Xiǎoyě liù tiè 小野六帖

The Six Booklets of Ono by 仁海 (撰)

About the work

A seven-fascicle (originally six, hence the title) Shingon ritual encyclopedia by Ningai 仁海 (951–1046), the great mid-Heian master who established the Ono-ryū 小野流 of medieval Japanese Shingon at Mandara-ji 曼荼羅寺 in the Ono district of southeast Heian-kyō. The work compiles in systematic form the kanjō and ritual transmissions Ningai received from his teachers and rearticulated as the foundational corpus of his new transmission lineage. Together with KR6t0182 Biéxíng 別行 (the seven-fascicle Special Performances of Kanjo 寛助), it is the principal documentary monument of the Ono-ryū.

Abstract

Authorship and dating: the work opens with Daishi denbō kanjō shiki 大師傳法灌頂私記 — “Private Notes on the Great Master’s Transmission-Abhiṣeka.” The historical anchor-dates cited at the opening trace a transmission chain: Jōwa 10 (843), 12th month, 13th day, Jitsue performed [the abhiṣeka ] at Tōji; Engi 1 (901), 12th month, 13th day, the Cloistered Emperor [Uda] received from Yakushin at Tōji; Eiso 1 (989), 12th month, 4th day, Henjō Daisōjō, at Henjō[-ji?], transmitted to Myōshin (永祚元年十二月四日。遍照大僧正。於遍時授明信). These three citations bracket Ningai’s own transmission line back to Jitsue through Yakushin, and forward through Myōshin. The composition window must lie within Ningai’s mature scholarly career — ca. 990–1046.

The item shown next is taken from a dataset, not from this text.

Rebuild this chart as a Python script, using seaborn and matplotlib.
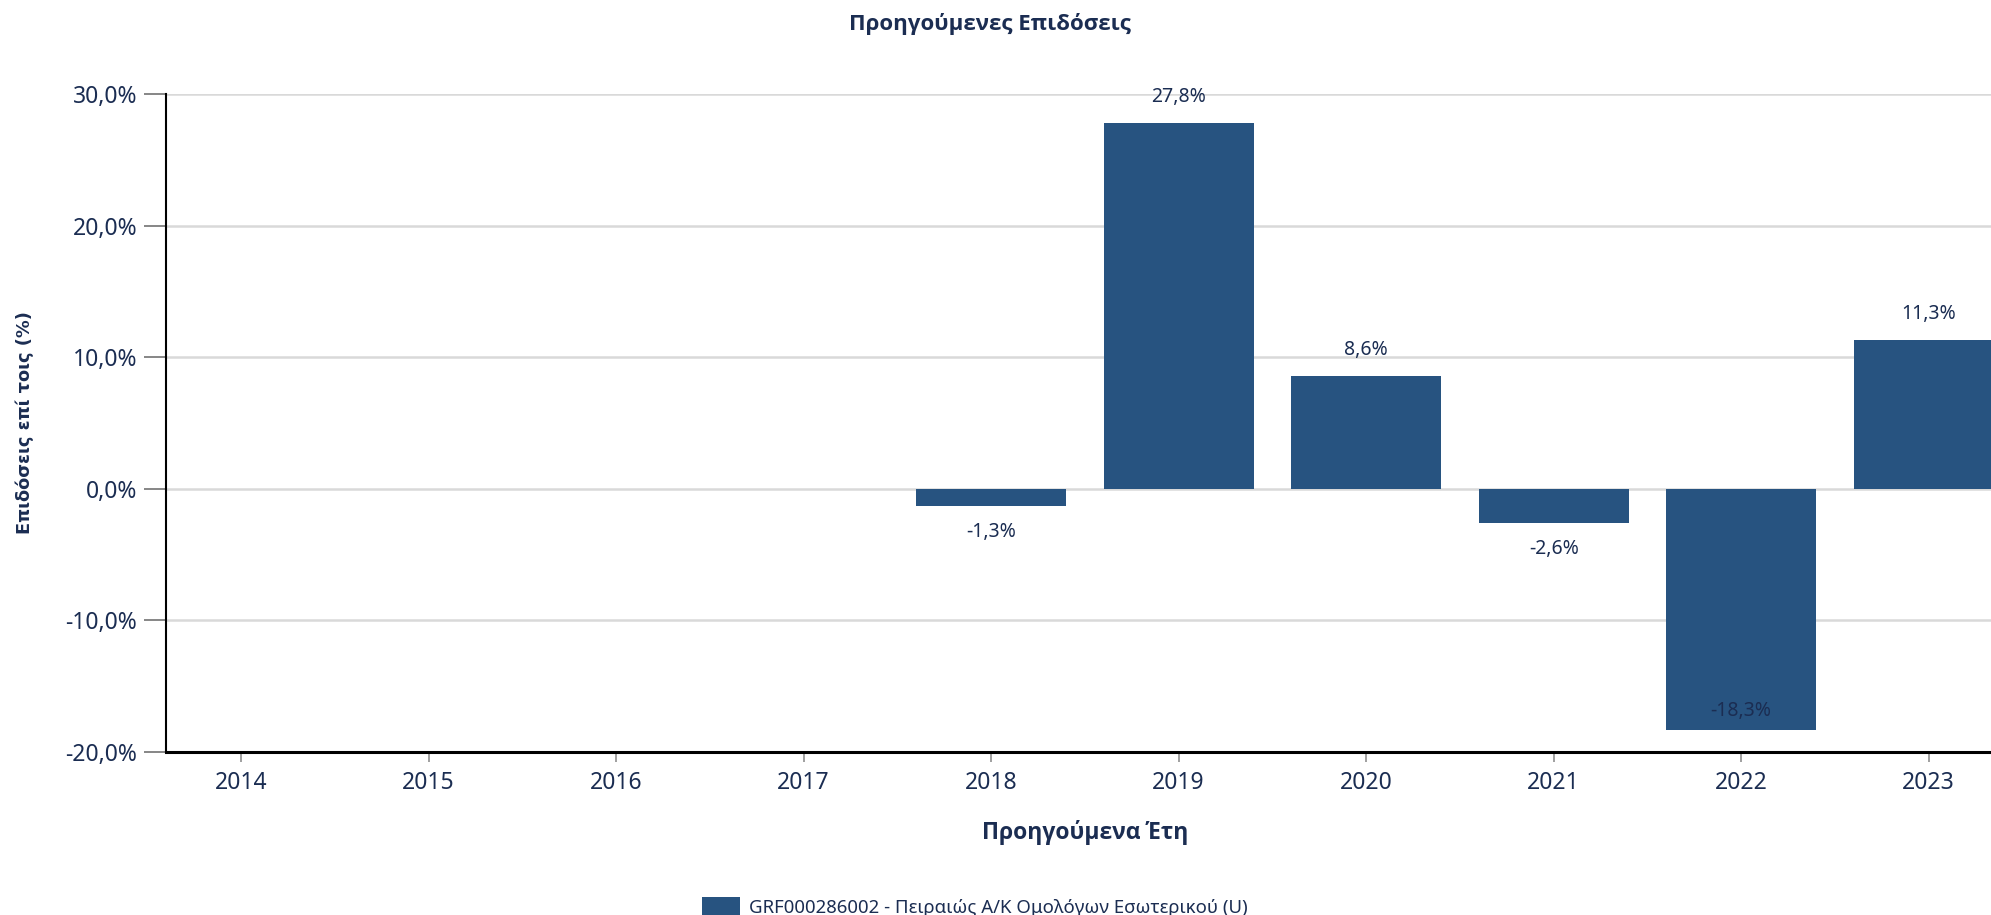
import numpy as np
import pandas as pd
import seaborn as sns
import matplotlib.pyplot as plt
from matplotlib.patches import Patch

# Chart data
years = ["2014", "2015", "2016", "2017", "2018", "2019", "2020", "2021", "2022", "2023"]
returns = [np.nan, np.nan, np.nan, np.nan, -1.3, 27.8, 8.6, -2.6, -18.3, 11.3]
series_name = "GRF000286002 - Πειραιώς Α/Κ Ομολόγων Εσωτερικού (U)"
y_ticks = [-20, -10, 0, 10, 20, 30]

title = "Προηγούμενες Επιδόσεις"
x_title = "Προηγούμενα Έτη"
y_title = "Επιδόσεις επί τοις (%)"

bar_color = "#275380"
text_color = "#1b2d52"

sns.set_style("white")
plt.rcParams["font.family"] = ["Noto Sans", "DejaVu Sans"]
bold_family = ["Open Sans", "DejaVu Sans"]

df = pd.DataFrame({"year": years, "value": returns})

fig = plt.figure(figsize=(19.91, 9.15), dpi=100)
ax = fig.add_axes([0.0834, 0.1781, 0.923, 0.7192])

sns.barplot(data=df.dropna(), x="year", y="value", order=years, color=bar_color,
            width=0.8, saturation=1, linewidth=0, ax=ax, zorder=3)

ax.set_xlim(-0.4, len(years) - 0.6)
ax.set_ylim(-20, 30)
ax.set_yticks(y_ticks)
ax.set_yticklabels([f"{t:.1f}".replace(".", ",") + "%" for t in y_ticks])

# grid and spines
ax.grid(axis="y", color="#d9d9d9", linewidth=1.8, zorder=0)
ax.set_axisbelow(True)
for side in ["top", "right"]:
    ax.spines[side].set_visible(False)
ax.spines["left"].set_color("black")
ax.spines["left"].set_linewidth(1.5)
ax.spines["bottom"].set_color("black")
ax.spines["bottom"].set_linewidth(2.2)
ax.spines["left"].set_zorder(5)
ax.spines["bottom"].set_zorder(5)

ax.tick_params(axis="y", length=15.8, width=1.1, color="#666666", pad=5,
               labelsize=16.5, labelcolor=text_color, left=True)
ax.tick_params(axis="x", length=7.2, width=1.4, color="#a0a0a0", pad=6.5,
               labelsize=16.5, labelcolor=text_color, bottom=True)

# value labels
offset_pt = 18.7
for i, v in enumerate(returns):
    if np.isnan(v):
        continue
    label = f"{v:.1f}".replace(".", ",") + "%"
    if v >= 0:
        dy = offset_pt
    else:
        dy = -offset_pt
        # would fall under the axis -> put it inside the bar
        _, py = ax.transData.transform((i, v))
        _, pbot = ax.transData.transform((i, ax.get_ylim()[0]))
        if py - offset_pt * fig.dpi / 72 - 8 < pbot:
            dy = 13.7
    ax.annotate(label, (i, v), xytext=(0, dy), textcoords="offset points",
                ha="center", va="center", fontsize=14, color=text_color, zorder=6)

ax.set_xlabel(x_title, fontsize=16.5, fontweight="bold", color=text_color, va="center",
              family=bold_family)
ax.xaxis.set_label_coords(0.5, -0.1216)
ax.set_ylabel(y_title, fontsize=12.8, fontweight="bold", color=text_color, va="center",
              family=["DejaVu Sans"])
ax.yaxis.set_label_coords(-0.0767, 0.5)

fig.text(0.4973, 0.974, title, ha="center", va="center", fontsize=16,
         fontweight="bold", color=text_color, family=bold_family)

handle = Patch(facecolor=bar_color, edgecolor="none")
fig.legend([handle], [series_name], loc="center left", bbox_to_anchor=(0.3526, 0.0087),
           frameon=False, fontsize=13.4, handlelength=2.05, handleheight=1.3,
           handletextpad=0.5, borderpad=0, borderaxespad=0, labelcolor=text_color)

fig.savefig("out.png", dpi=100)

A copyist’s colophon dates the present transmission to Eikyū 4 (1116), 4th month, 16th day, copied by the “Vajra disciple Shōsei 勝成”. A further note by Shōken 聖賢 records that the source manuscript was the autograph of Ono Sōjō (= Ningai), and that part of the original collection — the Zōshi-bon 造紙本 — had been “summoned for review by the Shirakawa-in 白河院, and was not subsequently transmitted further”, indicating that the great Cloistered Emperor Shirakawa (r. 1073–1087) personally examined Ningai’s autograph in the late 11th century.

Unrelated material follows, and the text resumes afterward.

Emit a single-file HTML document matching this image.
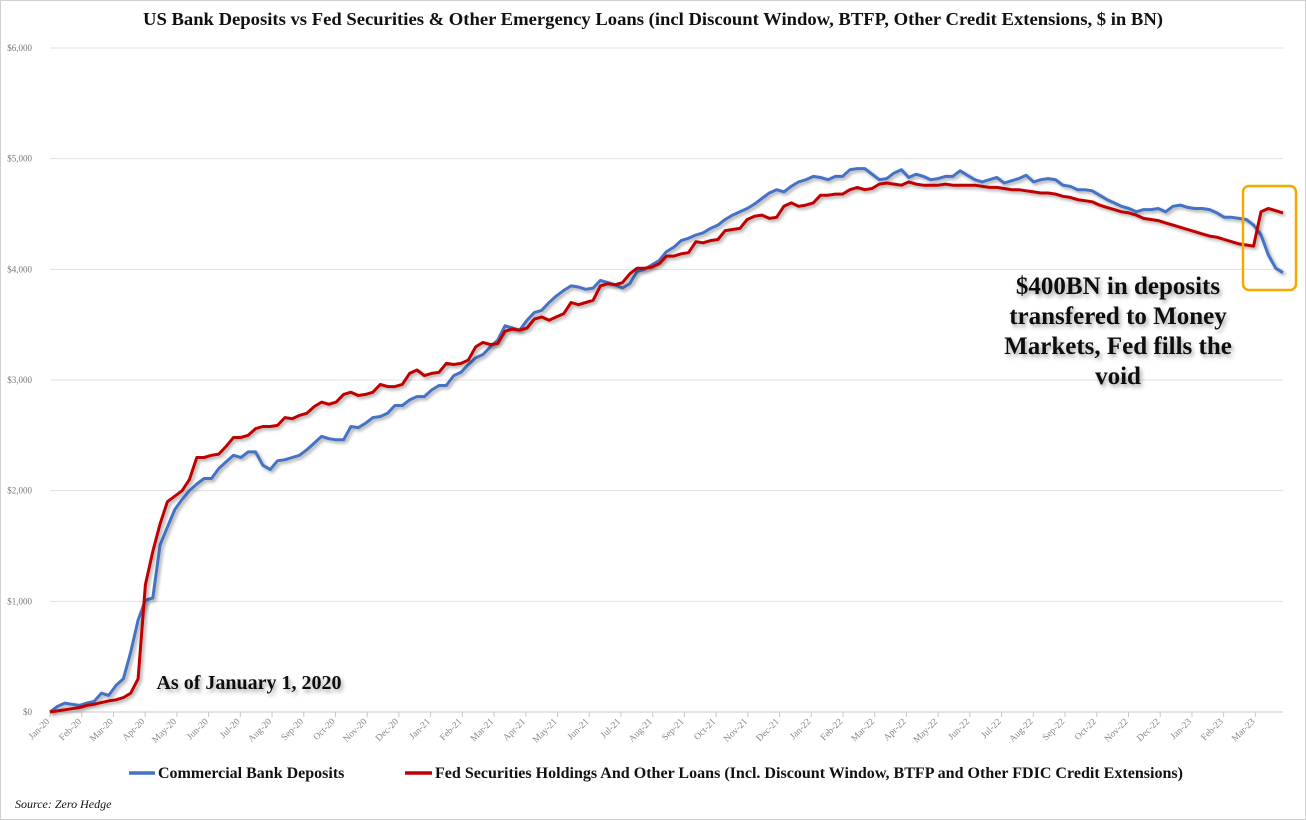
<!DOCTYPE html>
<html><head><meta charset="utf-8"><style>
body{margin:0;background:#fff;}
svg{display:block;font-family:"Liberation Serif",serif;}
</style></head><body>
<svg width="1306" height="820" viewBox="0 0 1306 820">
<defs>
<filter id="sh" x="-5%" y="-5%" width="110%" height="110%"><feDropShadow dx="2" dy="2" stdDeviation="1.5" flood-color="#000" flood-opacity="0.35"/></filter>
<filter id="tsh" x="-10%" y="-10%" width="120%" height="130%"><feDropShadow dx="2" dy="3" stdDeviation="2" flood-color="#000" flood-opacity="0.35"/></filter>
</defs>
<rect x="0.5" y="0.5" width="1305" height="819" fill="#fff" stroke="#d0d0d0"/>
<text x="653" y="25" text-anchor="middle" font-size="18.3" font-weight="bold" fill="#111" textLength="1020" lengthAdjust="spacingAndGlyphs">US Bank Deposits vs Fed Securities &amp; Other Emergency Loans (incl Discount Window, BTFP, Other Credit Extensions, $ in BN)</text>
<g id="grid"></g>
<g id="xaxis"></g>
<g id="series"></g>
<text x="249" y="689" text-anchor="middle" font-size="20" font-weight="bold" fill="#111" filter="url(#tsh)">As of January 1, 2020</text>
<g font-size="25" font-weight="bold" fill="#111" text-anchor="middle" filter="url(#tsh)">
<text x="1118" y="294">$400BN in deposits</text>
<text x="1118" y="324">transfered to Money</text>
<text x="1118" y="354">Markets, Fed fills the</text>
<text x="1118" y="384">void</text>
</g>
<rect x="1243" y="186" width="53" height="104" rx="6" fill="none" stroke="#f5a800" stroke-width="2.5"/>
<g>
<line x1="129" y1="773" x2="155" y2="773" stroke="#4472c4" stroke-width="3.5"/>
<text x="158" y="778" font-size="16" font-weight="bold" fill="#111">Commercial Bank Deposits</text>
<line x1="405" y1="773" x2="432" y2="773" stroke="#c00000" stroke-width="3.5"/>
<text x="435" y="778" font-size="16" font-weight="bold" fill="#111" textLength="748" lengthAdjust="spacingAndGlyphs">Fed Securities Holdings And Other Loans (Incl. Discount Window, BTFP and Other FDIC Credit Extensions)</text>
</g>
<text x="15" y="808" font-size="12" font-style="italic" fill="#111">Source: Zero Hedge</text>
</svg>
<script>
const yTicks=[0,1000,2000,3000,4000,5000,6000];
const yTickLabels=["$0","$1,000","$2,000","$3,000","$4,000","$5,000","$6,000"];
const months=["Jan-20","Feb-20","Mar-20","Apr-20","May-20","Jun-20","Jul-20","Aug-20","Sep-20","Oct-20","Nov-20","Dec-20","Jan-21","Feb-21","Mar-21","Apr-21","May-21","Jun-21","Jul-21","Aug-21","Sep-21","Oct-21","Nov-21","Dec-21","Jan-22","Feb-22","Mar-22","Apr-22","May-22","Jun-22","Jul-22","Aug-22","Sep-22","Oct-22","Nov-22","Dec-22","Jan-23","Feb-23","Mar-23"];
const deposits=[0,50,80,70,60,80,95,170,150,240,300,540,830,1010,1030,1510,1670,1830,1920,2000,2060,2110,2110,2200,2260,2320,2300,2350,2350,2230,2190,2270,2280,2300,2320,2370,2430,2490,2470,2460,2460,2580,2570,2610,2660,2670,2700,2770,2770,2820,2850,2850,2910,2950,2950,3040,3070,3140,3200,3230,3300,3360,3490,3470,3450,3540,3610,3630,3700,3760,3810,3850,3840,3820,3830,3900,3880,3860,3830,3870,3980,4000,4040,4080,4160,4200,4260,4280,4310,4330,4370,4400,4450,4490,4520,4550,4590,4640,4690,4720,4700,4750,4790,4810,4840,4830,4810,4840,4840,4900,4910,4910,4860,4810,4820,4870,4900,4830,4860,4840,4810,4820,4840,4840,4890,4850,4810,4790,4810,4830,4780,4800,4820,4850,4790,4810,4820,4810,4760,4750,4720,4720,4710,4670,4630,4600,4570,4550,4520,4540,4540,4550,4520,4570,4580,4560,4550,4550,4540,4510,4470,4470,4460,4450,4400,4310,4130,4010,3970];
const fedLoans=[0,10,20,30,40,60,70,85,100,110,130,170,300,1150,1450,1700,1900,1950,2000,2100,2300,2300,2320,2330,2400,2480,2480,2500,2560,2580,2580,2590,2660,2650,2680,2700,2760,2800,2780,2800,2870,2890,2860,2870,2890,2960,2940,2940,2960,3060,3090,3040,3060,3070,3150,3140,3150,3180,3300,3340,3320,3330,3440,3460,3450,3470,3550,3570,3540,3570,3600,3700,3680,3700,3720,3850,3870,3860,3880,3960,4010,4010,4020,4050,4120,4120,4140,4150,4250,4240,4260,4270,4350,4360,4370,4450,4480,4490,4460,4470,4570,4600,4570,4580,4600,4670,4670,4680,4680,4720,4740,4720,4730,4770,4780,4770,4760,4790,4770,4760,4760,4760,4770,4760,4760,4760,4760,4750,4740,4740,4730,4720,4720,4710,4700,4690,4690,4680,4660,4650,4630,4620,4610,4580,4560,4540,4520,4510,4490,4460,4450,4440,4420,4400,4380,4360,4340,4320,4300,4290,4270,4250,4230,4220,4210,4520,4550,4530,4510];
const NS="http://www.w3.org/2000/svg";
const X0=50,X1=1283,Y0=712,YTOP=48,VMAX=6000,MW=31.72;
const yS=v=>Y0-(v/VMAX)*(Y0-YTOP);
function mk(t,a,p){const e=document.createElementNS(NS,t);for(const k in a)e.setAttribute(k,a[k]);p.appendChild(e);return e;}
const grid=document.getElementById('grid');
yTicks.forEach((v,i)=>{
  const l=mk('line',{x1:X0,x2:X1,y1:yS(v),y2:yS(v),stroke:i==0?'#c8c8c8':'#e0e0e0','stroke-width':1},grid);
  
  
  const t=mk('text',{x:32,y:yS(v)+3,'text-anchor':'end','font-size':9,fill:'#777'},grid);
  t.textContent=yTickLabels[i];
  
  
});
const xa=document.getElementById('xaxis');
months.forEach((m,i)=>{
  const x=X0+i*MW;
  const tk=mk('line',{x1:x,x2:x,y1:Y0,y2:Y0+5,stroke:'#c8c8c8'},xa);
  
  
  const t=mk('text',{x:x,y:Y0+10,'text-anchor':'end','font-size':9.5,fill:'#888',transform:`rotate(-45 ${x} ${Y0+10})`},xa);
  t.textContent=m;
  
  
});
const sg=document.getElementById('series');
function line(arr,col,name){
  const n=arr.length;
  const pts=arr.map((v,i)=>(X0+i*(X1-X0)/(n-1)).toFixed(1)+','+yS(v).toFixed(1)).join(' ');
  const p=mk('polyline',{points:pts,fill:'none',stroke:col,'stroke-width':3,'stroke-linejoin':'round',filter:'url(#sh)'},sg);
  
  
}
line(deposits,'#4472c4','deposits-line');
line(fedLoans,'#c00000','fed-loans-line');
</script>
</body></html>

Doctrinal content: fascicle 1 sets out the Kongōbu old style (Jīn-gāng-fēng jiù-fēng 金剛峯舊風) of the abhiṣeka in ten numbered ceremonial steps: (1) the abhiṣeka candidate arrives at the master’s room and performs prostration; (2) the master leads the candidates to the Buddha hall — purple canopy for the master, white canopies for the candidates, with twenty vajra-bearers in two ranks left and right and twenty bonsan musicians as escort; (3) the master ascends the high seat, performs the aspersion of fragrant water with the toothpick, and lectures on the precepts; (4) self-protection by the candidates; (5) the vow-water drinking; (6) the toothpick augury (the candidate flings the chewed toothpick and its trajectory is read); (7) the master enters the hall and performs the offering ritual while the candidates remain outside reciting nenju; (8) the candidates are admitted and perform the four prostrations; (9) the samaya is shown to them; (10) the toka (flower-flinging divination for the assignment to a Buddha-family) takes place. The remaining six fascicles cover further ritual procedures — altar-master subsidiary acts (小壇師行事), post-offering ritual (後供養), the concluding jugyō-no-yoshi (結願之由) recitations, and the four-wisdom heart-praise (四智心略讃).

The work is one of the most influential ritual manuals of medieval Japanese Shingon — the Ono-ryū it codifies became the dominant Shingon transmission line in Heian and Kamakura imperial Buddhism.

Translations and research

  • No substantial Western-language secondary literature located.
  • The Ono-ryū is treated in Mikkyō daijiten s.v. Ono-ryū, Ningai; and in the Mandara-ji shi.
  • The Heian abhiṣeka tradition is treated in Ryūichi Abe, The Weaving of Mantra (1999).

Other points of interest

The internal transmission diagram of the work — from Jitsue (843) through Yakushin (901) through Henjō (989) to Ningai — is one of the most explicit documentary lineages in the entire corpus of medieval Japanese esoteric Buddhism, demonstrating the deliberate self-positioning of Ningai’s Ono-ryū as the direct continuation of Kūkai’s earliest disciples.

  • CBETA: T78n2473
  • DILA authority: A001111 (仁海)
  • Related: KR6t0167 Kūkai abhiṣeka address; KR6t0175 Bù-guàn líng děng jì (Shinjaku Shinnō, the Yakushin transmission); KR6t0182 Bié-xíng (Kanjo, the parallel Ono-ryū transmission).